Salah satu alasan yang dapat mengeluarkan putusan Mutawâttirât dari Ushûl al-Yaqîniyyât adalah keberatan epistemologi Barat dalam menerima teks-teks keislaman sebagai sumber otoritatif keilmiahan. Karena epistemologi Barat tidak akan begitu saja dapat mengakui epistemologi Bayani (tekstual) yang mengharuskan keimanan sebagai syarat fundamental dalam tradisi keilmuan Islam. Padahal epistemologi Bayani dapat diikuti tanpa bergantung pada teks-teks keagamaan, misalnya seperti dalam ‘ilm al-hadîts, bagaimana hadis mutawattir dengan hadis masyhur itu dibedakan bukan dari segi kualitas (sifat) ingatan ataupun kecerdasan lain para perawinya terhadap teks-teks hadis, melainkan kuantitas (jumlah) orang-orang yang membawa berita dari suatu hadis.

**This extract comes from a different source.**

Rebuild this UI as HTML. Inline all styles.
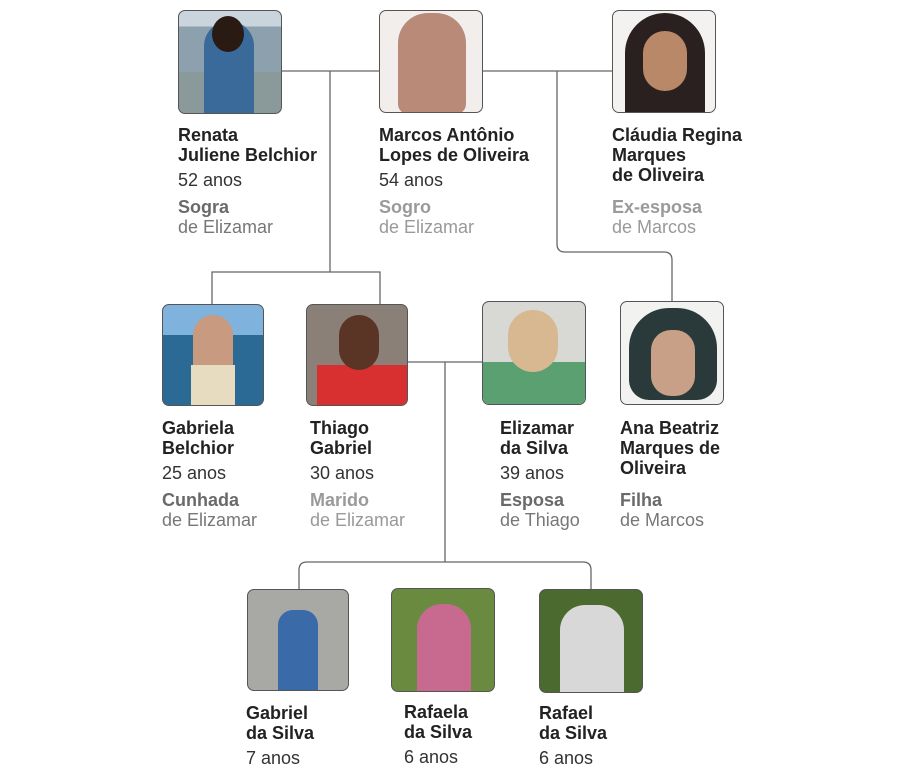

Poin yang menarik dalam pembedaan kedua jenis pernyataan ini adalah kemampuan epistemologi Islam dalam memisahkan putusan Mutawâttirât dari pernyataan Masyhûrât. Putusan Mutawâttirât merupakan putusan Yaqîniyyât yang dihasilkan dari Epistemologi Bayani (tekstual) khas keilmuan Islam, meskipun epistemologi Barat akan menilai bahwa tidak ada perbedaan yang signifikan antara putusan Mutawâttirât dengan pernyataan Masyhûrât. Selain itu poin menarik lainnya adalah bagaimana pernyataan terkenal karena kejelasan kebenarannya (al-Masyhûrât al-Wâjibât al-Qabûl) yang berasal dari akal teoretis (al-‘aql al-‘âlimah) dibedakan dari pernyataan terkenal karena dapat membawa kemaslahatan umum serta dapat menggambarkan sifat dasar manusia (al-Masyhûrât al-Ta’addîbât al-Shalâhiyyah) yang berasal dari akal praktis (al-‘aql al-‘âmilah).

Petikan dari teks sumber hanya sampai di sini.